* Data section
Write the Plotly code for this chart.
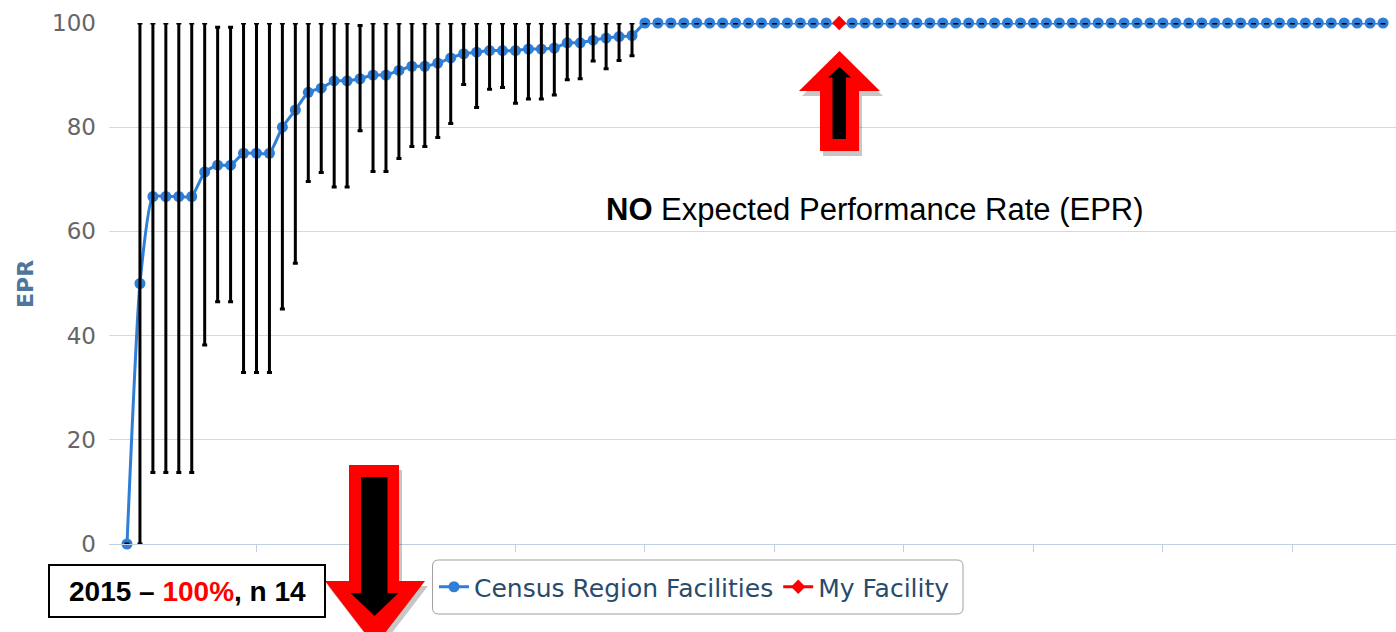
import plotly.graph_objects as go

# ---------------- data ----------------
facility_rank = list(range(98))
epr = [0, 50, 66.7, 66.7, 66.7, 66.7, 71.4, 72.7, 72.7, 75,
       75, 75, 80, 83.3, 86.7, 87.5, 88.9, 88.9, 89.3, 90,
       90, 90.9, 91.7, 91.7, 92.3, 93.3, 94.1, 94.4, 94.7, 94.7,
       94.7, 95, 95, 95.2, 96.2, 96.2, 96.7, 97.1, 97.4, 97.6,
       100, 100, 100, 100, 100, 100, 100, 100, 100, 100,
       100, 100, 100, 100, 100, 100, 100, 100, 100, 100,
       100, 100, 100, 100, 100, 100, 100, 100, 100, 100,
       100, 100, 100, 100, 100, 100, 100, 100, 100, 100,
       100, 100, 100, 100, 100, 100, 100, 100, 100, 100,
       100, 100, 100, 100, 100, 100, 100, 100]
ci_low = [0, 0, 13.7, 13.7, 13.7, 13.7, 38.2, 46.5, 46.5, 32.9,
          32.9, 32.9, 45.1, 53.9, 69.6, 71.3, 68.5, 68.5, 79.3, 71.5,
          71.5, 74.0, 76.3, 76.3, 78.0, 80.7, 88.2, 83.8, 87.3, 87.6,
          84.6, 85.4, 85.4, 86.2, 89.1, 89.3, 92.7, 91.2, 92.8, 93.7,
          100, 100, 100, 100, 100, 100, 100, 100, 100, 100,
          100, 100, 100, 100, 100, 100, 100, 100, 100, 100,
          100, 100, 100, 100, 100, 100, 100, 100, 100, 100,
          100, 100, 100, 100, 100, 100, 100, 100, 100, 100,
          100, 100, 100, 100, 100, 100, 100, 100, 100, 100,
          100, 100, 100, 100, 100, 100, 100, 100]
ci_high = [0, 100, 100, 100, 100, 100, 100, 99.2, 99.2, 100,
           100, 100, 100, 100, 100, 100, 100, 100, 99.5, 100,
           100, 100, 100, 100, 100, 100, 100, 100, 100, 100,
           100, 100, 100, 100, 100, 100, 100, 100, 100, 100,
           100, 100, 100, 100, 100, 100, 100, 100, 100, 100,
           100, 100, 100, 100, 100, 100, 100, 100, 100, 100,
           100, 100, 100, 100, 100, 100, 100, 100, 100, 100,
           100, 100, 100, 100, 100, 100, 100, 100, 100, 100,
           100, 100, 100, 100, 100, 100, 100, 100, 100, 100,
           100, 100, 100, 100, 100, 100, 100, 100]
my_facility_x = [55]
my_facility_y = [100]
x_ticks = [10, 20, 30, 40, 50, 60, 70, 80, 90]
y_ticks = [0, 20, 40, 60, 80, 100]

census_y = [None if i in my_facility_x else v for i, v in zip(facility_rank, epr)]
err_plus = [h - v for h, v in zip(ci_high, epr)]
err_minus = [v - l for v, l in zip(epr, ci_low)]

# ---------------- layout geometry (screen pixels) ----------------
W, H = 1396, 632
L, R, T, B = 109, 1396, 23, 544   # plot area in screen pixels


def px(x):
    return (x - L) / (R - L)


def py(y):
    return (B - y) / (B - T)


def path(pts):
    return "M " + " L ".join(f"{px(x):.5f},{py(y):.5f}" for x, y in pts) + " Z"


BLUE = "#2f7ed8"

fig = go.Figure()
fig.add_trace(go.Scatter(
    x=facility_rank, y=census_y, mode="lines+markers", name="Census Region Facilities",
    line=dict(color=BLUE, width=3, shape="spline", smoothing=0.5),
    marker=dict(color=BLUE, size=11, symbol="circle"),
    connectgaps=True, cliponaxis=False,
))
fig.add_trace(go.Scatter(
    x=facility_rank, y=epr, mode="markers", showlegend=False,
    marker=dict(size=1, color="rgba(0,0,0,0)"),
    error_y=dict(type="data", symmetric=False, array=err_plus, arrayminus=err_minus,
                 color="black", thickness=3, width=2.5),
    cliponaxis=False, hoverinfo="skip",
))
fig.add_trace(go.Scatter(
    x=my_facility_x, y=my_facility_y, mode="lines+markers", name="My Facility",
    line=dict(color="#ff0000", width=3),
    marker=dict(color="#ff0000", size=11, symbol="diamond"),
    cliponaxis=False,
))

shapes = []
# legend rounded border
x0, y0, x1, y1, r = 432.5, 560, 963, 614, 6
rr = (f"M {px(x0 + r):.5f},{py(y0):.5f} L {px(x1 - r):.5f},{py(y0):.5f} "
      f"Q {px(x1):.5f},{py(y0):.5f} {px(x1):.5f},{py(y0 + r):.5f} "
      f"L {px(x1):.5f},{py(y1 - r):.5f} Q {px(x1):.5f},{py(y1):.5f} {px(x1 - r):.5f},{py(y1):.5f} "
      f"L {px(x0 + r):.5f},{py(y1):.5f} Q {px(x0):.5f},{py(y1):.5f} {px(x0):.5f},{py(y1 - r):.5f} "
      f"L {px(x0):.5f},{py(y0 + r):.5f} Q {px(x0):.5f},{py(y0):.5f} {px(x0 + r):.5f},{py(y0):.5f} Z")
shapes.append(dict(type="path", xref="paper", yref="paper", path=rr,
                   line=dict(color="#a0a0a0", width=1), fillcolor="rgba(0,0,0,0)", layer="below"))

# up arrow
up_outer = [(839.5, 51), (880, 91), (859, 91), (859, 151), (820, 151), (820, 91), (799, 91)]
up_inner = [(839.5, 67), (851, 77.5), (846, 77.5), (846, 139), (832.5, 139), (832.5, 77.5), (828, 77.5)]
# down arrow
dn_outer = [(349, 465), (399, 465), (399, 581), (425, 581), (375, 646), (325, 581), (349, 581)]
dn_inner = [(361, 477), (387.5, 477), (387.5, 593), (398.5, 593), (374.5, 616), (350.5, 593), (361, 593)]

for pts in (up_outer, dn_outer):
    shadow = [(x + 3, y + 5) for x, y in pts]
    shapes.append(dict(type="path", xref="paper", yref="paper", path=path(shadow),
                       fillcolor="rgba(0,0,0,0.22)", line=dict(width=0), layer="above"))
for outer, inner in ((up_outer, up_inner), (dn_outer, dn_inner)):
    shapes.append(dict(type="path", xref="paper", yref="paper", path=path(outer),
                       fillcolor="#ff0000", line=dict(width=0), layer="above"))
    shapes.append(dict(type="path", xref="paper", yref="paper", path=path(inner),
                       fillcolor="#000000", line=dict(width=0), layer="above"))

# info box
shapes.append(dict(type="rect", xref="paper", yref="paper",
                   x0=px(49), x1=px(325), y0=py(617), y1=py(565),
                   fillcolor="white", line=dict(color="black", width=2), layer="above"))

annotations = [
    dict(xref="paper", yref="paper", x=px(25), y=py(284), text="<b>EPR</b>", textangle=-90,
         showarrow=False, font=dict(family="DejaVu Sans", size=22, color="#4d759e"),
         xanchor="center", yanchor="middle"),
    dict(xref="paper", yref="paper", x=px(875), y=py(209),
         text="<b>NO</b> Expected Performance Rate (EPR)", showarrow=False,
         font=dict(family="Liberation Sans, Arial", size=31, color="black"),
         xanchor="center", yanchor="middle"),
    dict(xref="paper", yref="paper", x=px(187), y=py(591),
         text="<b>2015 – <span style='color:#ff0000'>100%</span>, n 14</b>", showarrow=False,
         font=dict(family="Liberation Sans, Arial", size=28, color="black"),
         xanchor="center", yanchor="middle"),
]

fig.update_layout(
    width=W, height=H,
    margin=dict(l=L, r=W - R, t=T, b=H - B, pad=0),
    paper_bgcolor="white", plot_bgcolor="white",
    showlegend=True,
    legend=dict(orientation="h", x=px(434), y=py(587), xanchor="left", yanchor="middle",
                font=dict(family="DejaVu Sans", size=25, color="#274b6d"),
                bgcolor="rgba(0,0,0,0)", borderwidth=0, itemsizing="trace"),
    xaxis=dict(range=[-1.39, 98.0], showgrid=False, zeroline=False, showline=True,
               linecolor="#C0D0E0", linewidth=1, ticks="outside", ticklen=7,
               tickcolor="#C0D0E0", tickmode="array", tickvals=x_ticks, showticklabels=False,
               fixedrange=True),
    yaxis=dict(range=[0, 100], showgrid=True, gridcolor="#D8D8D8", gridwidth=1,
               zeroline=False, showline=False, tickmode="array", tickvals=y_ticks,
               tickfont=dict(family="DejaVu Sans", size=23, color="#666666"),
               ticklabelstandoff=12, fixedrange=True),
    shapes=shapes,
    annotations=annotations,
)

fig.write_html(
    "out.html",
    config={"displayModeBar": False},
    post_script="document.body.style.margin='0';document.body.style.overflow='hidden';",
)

* Task to carry out
Restate the material word for word from its first line through the line containing "import plotly.graph_objects as go", both included; the pictures do not belong in it.

* The response
Write the Plotly code for this chart.
import plotly.graph_objects as go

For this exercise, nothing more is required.